Collaborare fa bene al futuro
«Gentile direttore, oggi più che mai nella società c’è bisogno di collaborazione. Vorrei vedere in circolazione meno critiche negative, dispregiative, meno insulti e polemiche che seminano nella gente paure, disgregazione e odio. Vorrei che anche nei mezzi di informazione ci fossero meno volgarità e aggressività e più obiettività. Vorrei vedere praticata quella critica vivace, intelligente, costruttiva, creativa, propositiva e rispettosa dell’altro: questo sarebbe bello perché tutto ciò è il sale della democrazia, in quanto accresce lo spirito di collaborazione, quella che aiuta concretamente a elaborare insieme progetti per risolvere i grandi e piccoli problemi della gente. (…) Insomma, dovremmo imparare tutti a essere più collaborativi: questa è la via da seguire per costruire una comunità più unita, rispettosa dell’altro, migliore e più giusta».

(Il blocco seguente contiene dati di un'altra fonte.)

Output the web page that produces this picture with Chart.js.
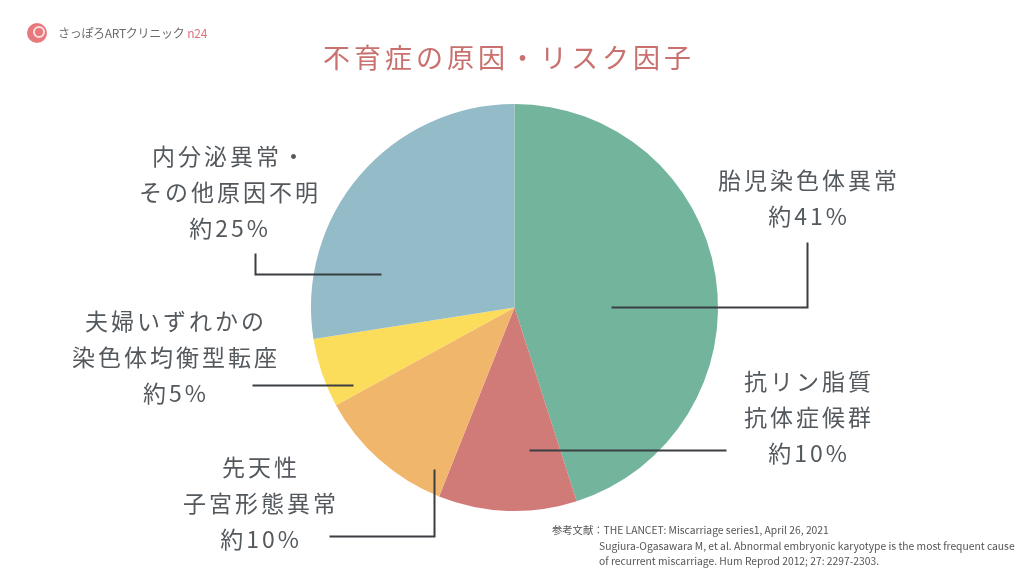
<!DOCTYPE html>
<html>
<head>
<meta charset="utf-8">
<script src="https://cdn.jsdelivr.net/npm/chart.js@4"></script>
<style>
  html, body { margin: 0; padding: 0; background: #fff; }
  #wrap { width: 1024px; height: 576px; position: relative; }
</style>
</head>
<body>
<div id="wrap"><canvas id="myChart" width="1024" height="576"></canvas></div>
<script>
// data
var labels = [
    ["胎児染色体異常", "約41%"],
    ["抗リン脂質", "抗体症候群", "約10%"],
    ["先天性", "子宮形態異常", "約10%"],
    ["夫婦いずれかの", "染色体均衡型転座", "約5%"],
    ["内分泌異常・", "その他原因不明", "約25%"]
];
var values = [41, 10, 10, 5, 25];
var colors = ["#73b49c", "#d17b79", "#f0b66b", "#fcdc5b", "#93bbc8"];

var titleText = "不育症の原因・リスク因子";
var refLines = [
    "参考文献：THE LANCET: Miscarriage series1, April 26, 2021",
    "Sugiura-Ogasawara M, et al. Abnormal embryonic karyotype is the most frequent cause",
    "of recurrent miscarriage. Hum Reprod 2012; 27: 2297-2303."
];

// label layout, offsets from pie center (px)
// text: center x / first line y ; path: leader polyline
var labelLayout = [
    { tx: 293, ty: -127, path: [[97, 0], [293, 0], [293, -65]] },
    { tx: 293, ty: 74, path: [[15, 143], [212, 143]] },
    { tx: -255, ty: 160, path: [[-185, 229], [-80, 229], [-80, 162]] },
    { tx: -340, ty: 14, path: [[-262, 78], [-161, 78]] },
    { tx: -286, ty: -151, path: [[-259, -54], [-259, -33], [-133, -33]] }
];

var fontJP = '"Noto Sans CJK JP", "Noto Sans", sans-serif';

const overlay = {
    id: "overlay",
    afterDraw(chart) {
        const ctx = chart.ctx;
        const arc = chart.getDatasetMeta(0).data[0];
        const cx = arc.x, cy = arc.y;
        ctx.save();

        // leader lines
        ctx.strokeStyle = "#3b3f43";
        ctx.lineWidth = 2;
        labelLayout.forEach((l) => {
            ctx.beginPath();
            l.path.forEach((p, i) => {
                if (i == 0) ctx.moveTo(cx + p[0], cy + p[1]);
                else ctx.lineTo(cx + p[0], cy + p[1]);
            });
            ctx.stroke();
        });

        // labels
        ctx.fillStyle = "#54595e";
        ctx.textAlign = "center";
        ctx.textBaseline = "middle";
        ctx.font = "400 23px " + fontJP;
        ctx.letterSpacing = "3px";
        labelLayout.forEach((l, i) => {
            labels[i].forEach((t, j) => {
                ctx.fillText(t, cx + l.tx + 1.5, cy + l.ty + j * 36);
            });
        });

        // title
        ctx.fillStyle = "#c9716f";
        ctx.font = "400 27px " + fontJP;
        ctx.letterSpacing = "4px";
        ctx.fillText(titleText, 509, 58);

        // logo
        ctx.letterSpacing = "0px";
        ctx.beginPath();
        ctx.arc(37, 33, 10, 0, Math.PI * 2);
        ctx.fillStyle = "#e8787c";
        ctx.fill();
        ctx.beginPath();
        ctx.arc(39, 32, 5, 0, Math.PI * 2);
        ctx.strokeStyle = "#fbe0e0";
        ctx.lineWidth = 2;
        ctx.stroke();
        ctx.textAlign = "left";
        ctx.fillStyle = "#6a6a6a";
        ctx.font = "400 12px " + fontJP;
        ctx.letterSpacing = "-0.3px";
        ctx.fillText("さっぽろARTクリニック", 58, 33);
        const w = ctx.measureText("さっぽろARTクリニック").width;
        ctx.fillStyle = "#e0727a";
        ctx.fillText("n24", 58 + w + 3, 33);

        // references
        ctx.letterSpacing = "0px";
        ctx.fillStyle = "#555";
        ctx.font = "400 10.3px " + fontJP;
        ctx.fillText(refLines[0], 552, 530);
        ctx.fillText(refLines[1], 599, 546);
        ctx.fillText(refLines[2], 599, 561);

        ctx.restore();
    }
};

const config = {
    type: "pie",
    data: {
        labels: labels.map((l) => l.join(" ")),
        datasets: [
            {
                data: values,
                backgroundColor: colors,
                borderWidth: 0,
            },
        ],
    },
    options: {
        responsive: false,
        animation: false,
        layout: {
            padding: { left: 5, right: 0, top: 104, bottom: 65 },
        },
        plugins: {
            legend: { display: false },
            tooltip: { enabled: false },
        },
    },
    plugins: [overlay],
};

var myChart = new Chart(document.getElementById("myChart"), config);
</script>
</body>
</html>
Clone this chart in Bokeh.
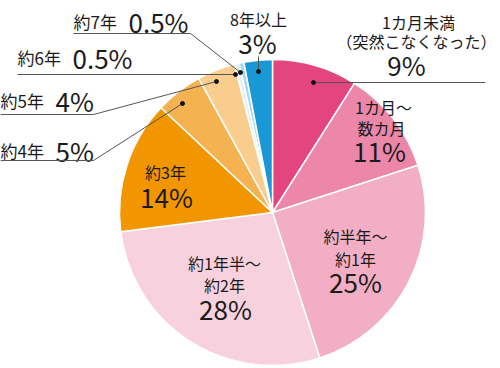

Francesco - Cenate Sopra (BG)
Caro Francesco, grazie della sua lunga e bella lettera che ho dovuto un po’ tagliare per limiti di spazio. Quanto scrive è pienamente condivisibile. Lei, infatti, non nega i problemi, anzi, li vede, li contestualizza e li pone in evidenza in modo molto chiaro. Ma non si ferma qui, tenta di andare oltre, cercando di ipotizzare alcune soluzioni o, per lo meno, alcune condizioni che potrebbero aiutare a individuare tali soluzioni.
Al primo posto lei mette la collaborazione: beh, con me «sfonda una porta aperta», come si suol dire. Da francescano, infatti, ho scelto di vivere e sono chiamato a impegnarmi affinché tutta la mia esistenza sia contrassegnata da uno stile di vita fraterno. Che cosa significa? Uno stile nel quale la condivisione (e quindi la collaborazione, che ne è il primo passo) sia al centro. Nella relazione con i confratelli, certo, ma non solo. Uno stile di vita all’insegna della condivisione, infatti, lo si può vivere in ogni istante, abbandonando la tentazione del «far da soli», del bastare a se stessi perseguendo a volte forme di individualismo sfrenato – per quanto mascherato – che certo non «servono» l’essere umano, pur partendo, magari, dalle migliori intenzioni. Dio stesso ci insegna che la strada maestra è proprio questa. Lui, il nostro Dio che è uno e trino, Padre, Figlio e Spirito Santo, ci mostra di essere un Dio-in-relazione.
La sua lettera, quindi, caro Francesco, che forse a qualcuno potrà sembrare eccessivamente ottimista, è in realtà il frutto maturo di una serena visione della vita, di una fede viva e pienamente vissuta.
Resta solo un nodo da sciogliere, e cioè: come imparare la condivisione e la collaborazione? Beh, si imparano in famiglia, sin da piccoli, «allenandosi» tra fratelli, tra genitori e figli e poi, più avanti, tra marito e moglie. Ma anche chi non ha avuto questa possibilità può apprendere la collaborazione. Come? Cominciando con il praticare un’arte antica e rara, ma essenziale: l’arte dell’ascolto. Da qui ogni relazione si dipana e ogni collaborazione buona e positiva trae origine. Lo ha riconosciuto anche papa Francesco, nel corso dell’Angelus del 17 luglio 2016: «Oggi siamo talmente presi, con frenesia, da tanti problemi (…) che manchiamo della capacità di ascolto. Siamo indaffarati continuamente e così non abbiamo tempo per ascoltare. E io vorrei domandare a voi (...): tu, marito, hai tempo per ascoltare tua moglie? E tu, donna, hai tempo per ascoltare tuo marito? Voi genitori, avete tempo, tempo da “perdere”, per ascoltare i vostri figli? o i vostri nonni, gli anziani? (...) Ascoltare. Vi chiedo di imparare ad ascoltare e di dedicarvi più tempo. Nella capacità di ascolto c’è infatti la radice della pace». E, io aggiungerei, anche della collaborazione!